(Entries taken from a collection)
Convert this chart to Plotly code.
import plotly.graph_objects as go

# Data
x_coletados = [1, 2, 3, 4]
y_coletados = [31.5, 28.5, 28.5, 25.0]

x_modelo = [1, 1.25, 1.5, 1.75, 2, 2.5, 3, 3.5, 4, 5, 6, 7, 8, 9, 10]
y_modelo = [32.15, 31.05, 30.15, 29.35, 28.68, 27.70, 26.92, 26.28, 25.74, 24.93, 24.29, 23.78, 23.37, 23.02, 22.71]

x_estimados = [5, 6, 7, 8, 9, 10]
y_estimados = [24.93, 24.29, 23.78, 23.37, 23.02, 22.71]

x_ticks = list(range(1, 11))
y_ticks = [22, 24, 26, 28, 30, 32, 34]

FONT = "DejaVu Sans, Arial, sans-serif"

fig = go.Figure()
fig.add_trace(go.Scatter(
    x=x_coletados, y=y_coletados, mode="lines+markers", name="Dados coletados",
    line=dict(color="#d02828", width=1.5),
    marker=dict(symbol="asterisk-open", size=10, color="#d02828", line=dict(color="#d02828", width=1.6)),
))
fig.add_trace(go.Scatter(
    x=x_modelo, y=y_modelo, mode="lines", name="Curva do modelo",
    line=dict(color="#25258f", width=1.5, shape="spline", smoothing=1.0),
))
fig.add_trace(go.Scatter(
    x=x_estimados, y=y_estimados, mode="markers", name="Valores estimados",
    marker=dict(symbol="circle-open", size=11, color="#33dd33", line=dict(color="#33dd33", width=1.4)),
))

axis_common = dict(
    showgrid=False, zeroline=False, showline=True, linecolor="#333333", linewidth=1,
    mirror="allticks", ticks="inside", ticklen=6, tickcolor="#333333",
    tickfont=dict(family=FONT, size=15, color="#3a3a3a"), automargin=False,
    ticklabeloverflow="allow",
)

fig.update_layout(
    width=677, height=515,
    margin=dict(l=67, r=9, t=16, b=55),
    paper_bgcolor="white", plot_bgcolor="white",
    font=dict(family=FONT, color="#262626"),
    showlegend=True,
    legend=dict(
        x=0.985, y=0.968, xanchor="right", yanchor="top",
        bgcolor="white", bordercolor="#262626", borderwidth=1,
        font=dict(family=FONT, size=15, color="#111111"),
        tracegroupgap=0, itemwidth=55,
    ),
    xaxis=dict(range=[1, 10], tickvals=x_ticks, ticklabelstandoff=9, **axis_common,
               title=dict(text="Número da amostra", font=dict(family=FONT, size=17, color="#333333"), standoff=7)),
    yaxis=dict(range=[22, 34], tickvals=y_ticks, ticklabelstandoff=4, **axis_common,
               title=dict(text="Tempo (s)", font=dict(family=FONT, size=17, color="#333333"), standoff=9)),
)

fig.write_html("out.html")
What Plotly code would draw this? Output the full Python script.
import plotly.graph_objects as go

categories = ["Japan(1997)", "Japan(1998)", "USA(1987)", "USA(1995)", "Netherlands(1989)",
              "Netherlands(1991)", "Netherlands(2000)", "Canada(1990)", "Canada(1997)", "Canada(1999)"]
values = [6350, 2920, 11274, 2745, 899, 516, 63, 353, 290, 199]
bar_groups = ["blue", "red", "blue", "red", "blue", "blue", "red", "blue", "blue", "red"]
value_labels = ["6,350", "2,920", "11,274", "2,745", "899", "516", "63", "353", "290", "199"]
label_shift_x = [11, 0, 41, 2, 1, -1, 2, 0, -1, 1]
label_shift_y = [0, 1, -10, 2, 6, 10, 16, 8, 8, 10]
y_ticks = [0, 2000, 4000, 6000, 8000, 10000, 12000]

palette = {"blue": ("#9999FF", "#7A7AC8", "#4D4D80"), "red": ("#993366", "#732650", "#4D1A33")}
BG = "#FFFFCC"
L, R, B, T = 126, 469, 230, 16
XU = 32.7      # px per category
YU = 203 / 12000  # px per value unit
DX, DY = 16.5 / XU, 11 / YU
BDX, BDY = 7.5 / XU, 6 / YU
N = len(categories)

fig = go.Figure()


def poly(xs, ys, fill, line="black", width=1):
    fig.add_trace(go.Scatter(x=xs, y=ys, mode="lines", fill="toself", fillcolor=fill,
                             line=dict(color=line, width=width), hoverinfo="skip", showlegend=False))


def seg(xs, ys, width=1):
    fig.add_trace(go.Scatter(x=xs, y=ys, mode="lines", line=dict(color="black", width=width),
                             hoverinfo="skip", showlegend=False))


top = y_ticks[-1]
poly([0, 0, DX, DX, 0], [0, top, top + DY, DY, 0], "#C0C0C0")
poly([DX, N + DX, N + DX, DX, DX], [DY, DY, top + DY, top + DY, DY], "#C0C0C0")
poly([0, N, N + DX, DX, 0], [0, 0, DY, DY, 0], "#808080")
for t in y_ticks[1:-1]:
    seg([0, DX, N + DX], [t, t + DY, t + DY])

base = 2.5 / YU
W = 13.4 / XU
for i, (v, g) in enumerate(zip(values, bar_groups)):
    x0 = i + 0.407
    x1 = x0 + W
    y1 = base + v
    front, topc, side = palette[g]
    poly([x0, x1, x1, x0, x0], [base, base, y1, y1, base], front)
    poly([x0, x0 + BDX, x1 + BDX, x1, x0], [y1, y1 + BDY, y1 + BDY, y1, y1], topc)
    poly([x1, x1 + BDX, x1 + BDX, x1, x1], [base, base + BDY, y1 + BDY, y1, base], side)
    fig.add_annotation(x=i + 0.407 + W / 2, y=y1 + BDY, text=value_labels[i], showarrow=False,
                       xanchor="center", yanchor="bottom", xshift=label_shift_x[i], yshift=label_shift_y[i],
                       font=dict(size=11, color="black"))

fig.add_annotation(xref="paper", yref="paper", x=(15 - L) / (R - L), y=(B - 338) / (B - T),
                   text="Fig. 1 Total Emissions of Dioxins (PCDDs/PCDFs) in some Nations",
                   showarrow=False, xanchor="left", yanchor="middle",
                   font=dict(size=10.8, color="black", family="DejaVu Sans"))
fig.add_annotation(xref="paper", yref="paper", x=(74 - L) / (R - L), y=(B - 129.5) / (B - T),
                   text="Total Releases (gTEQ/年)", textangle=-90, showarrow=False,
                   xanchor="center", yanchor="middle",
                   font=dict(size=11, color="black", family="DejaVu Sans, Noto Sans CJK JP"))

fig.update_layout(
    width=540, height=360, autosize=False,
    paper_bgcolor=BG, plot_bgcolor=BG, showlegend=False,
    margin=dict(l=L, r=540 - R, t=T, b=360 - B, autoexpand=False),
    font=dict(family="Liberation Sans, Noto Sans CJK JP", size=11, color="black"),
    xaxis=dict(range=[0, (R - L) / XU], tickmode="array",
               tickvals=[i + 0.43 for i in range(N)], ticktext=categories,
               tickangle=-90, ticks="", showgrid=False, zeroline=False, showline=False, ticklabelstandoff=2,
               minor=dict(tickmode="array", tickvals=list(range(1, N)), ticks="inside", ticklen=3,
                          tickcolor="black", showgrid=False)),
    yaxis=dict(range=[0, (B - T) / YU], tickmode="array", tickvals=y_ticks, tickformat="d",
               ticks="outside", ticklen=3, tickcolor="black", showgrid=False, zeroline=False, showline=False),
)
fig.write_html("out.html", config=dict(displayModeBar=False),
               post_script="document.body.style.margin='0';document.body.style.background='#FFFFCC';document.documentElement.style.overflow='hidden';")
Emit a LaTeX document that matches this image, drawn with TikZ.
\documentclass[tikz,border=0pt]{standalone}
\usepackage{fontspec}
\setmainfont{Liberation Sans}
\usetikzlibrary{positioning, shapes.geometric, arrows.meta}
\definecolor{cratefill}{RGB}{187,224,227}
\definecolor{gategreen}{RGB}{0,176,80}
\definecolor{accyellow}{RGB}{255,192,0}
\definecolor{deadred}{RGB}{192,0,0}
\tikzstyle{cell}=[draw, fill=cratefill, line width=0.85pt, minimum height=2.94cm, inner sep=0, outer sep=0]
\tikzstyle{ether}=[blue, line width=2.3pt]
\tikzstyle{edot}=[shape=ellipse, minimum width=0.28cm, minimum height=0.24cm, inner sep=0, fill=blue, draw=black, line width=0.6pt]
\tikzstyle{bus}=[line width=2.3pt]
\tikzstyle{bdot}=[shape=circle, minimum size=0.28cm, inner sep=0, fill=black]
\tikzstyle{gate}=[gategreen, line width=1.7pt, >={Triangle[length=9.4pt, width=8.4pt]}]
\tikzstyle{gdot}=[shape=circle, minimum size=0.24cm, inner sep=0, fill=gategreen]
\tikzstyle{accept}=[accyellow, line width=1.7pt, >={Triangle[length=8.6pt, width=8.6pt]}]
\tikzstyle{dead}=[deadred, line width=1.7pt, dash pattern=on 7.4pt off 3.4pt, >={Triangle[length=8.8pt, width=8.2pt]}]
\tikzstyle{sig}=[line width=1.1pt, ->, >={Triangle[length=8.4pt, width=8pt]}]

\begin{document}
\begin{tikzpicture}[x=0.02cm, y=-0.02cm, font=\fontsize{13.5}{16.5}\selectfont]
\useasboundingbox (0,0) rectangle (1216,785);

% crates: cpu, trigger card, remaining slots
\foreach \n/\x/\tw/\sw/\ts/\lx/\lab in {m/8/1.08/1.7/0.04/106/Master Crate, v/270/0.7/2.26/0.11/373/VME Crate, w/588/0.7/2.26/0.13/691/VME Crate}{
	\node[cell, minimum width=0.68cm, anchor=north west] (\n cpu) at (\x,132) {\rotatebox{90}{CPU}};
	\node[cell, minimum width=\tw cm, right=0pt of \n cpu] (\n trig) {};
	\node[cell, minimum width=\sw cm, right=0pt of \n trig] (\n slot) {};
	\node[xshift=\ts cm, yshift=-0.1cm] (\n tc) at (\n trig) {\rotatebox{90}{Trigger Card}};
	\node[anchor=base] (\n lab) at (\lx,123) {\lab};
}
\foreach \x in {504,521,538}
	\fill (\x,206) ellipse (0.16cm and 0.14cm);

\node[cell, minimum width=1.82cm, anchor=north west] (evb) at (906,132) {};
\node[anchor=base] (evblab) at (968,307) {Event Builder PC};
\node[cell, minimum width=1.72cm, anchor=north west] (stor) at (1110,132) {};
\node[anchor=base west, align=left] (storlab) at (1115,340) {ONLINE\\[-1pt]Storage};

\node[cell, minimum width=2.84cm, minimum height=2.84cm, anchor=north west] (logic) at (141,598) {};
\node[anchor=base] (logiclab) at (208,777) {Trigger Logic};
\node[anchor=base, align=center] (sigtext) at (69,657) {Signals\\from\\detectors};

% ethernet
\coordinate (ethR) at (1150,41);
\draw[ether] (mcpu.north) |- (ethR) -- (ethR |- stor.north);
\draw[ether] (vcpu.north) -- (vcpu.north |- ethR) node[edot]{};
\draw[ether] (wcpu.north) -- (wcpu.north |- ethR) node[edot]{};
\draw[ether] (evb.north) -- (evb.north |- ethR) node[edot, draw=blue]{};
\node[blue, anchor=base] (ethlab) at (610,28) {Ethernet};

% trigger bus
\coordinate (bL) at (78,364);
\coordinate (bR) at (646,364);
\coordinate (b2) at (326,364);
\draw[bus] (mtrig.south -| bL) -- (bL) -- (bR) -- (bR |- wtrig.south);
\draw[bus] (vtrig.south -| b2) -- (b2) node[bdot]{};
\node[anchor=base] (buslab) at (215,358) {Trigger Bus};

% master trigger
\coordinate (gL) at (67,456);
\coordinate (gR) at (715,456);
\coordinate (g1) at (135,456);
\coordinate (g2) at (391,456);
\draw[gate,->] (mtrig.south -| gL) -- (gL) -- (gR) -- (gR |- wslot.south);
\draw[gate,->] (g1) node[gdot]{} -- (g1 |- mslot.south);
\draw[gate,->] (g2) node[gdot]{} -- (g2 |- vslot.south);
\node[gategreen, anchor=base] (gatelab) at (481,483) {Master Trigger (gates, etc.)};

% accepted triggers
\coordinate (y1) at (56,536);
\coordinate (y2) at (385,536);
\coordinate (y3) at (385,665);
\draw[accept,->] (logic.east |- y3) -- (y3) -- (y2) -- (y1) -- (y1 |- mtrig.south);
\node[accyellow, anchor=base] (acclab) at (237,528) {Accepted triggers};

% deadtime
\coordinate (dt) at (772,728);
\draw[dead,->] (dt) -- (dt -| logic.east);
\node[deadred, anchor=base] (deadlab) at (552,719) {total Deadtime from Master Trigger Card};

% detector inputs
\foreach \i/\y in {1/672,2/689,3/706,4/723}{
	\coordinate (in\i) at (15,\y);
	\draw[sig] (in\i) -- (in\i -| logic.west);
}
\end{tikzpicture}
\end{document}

» What is asked:
Quote the records above from their first line through the line containing "y_coletados = [31.5, 28.5, 28.5, 25.0]", both ends included.

» Result of the exercise:
Convert this chart to Plotly code.
import plotly.graph_objects as go

# Data
x_coletados = [1, 2, 3, 4]
y_coletados = [31.5, 28.5, 28.5, 25.0]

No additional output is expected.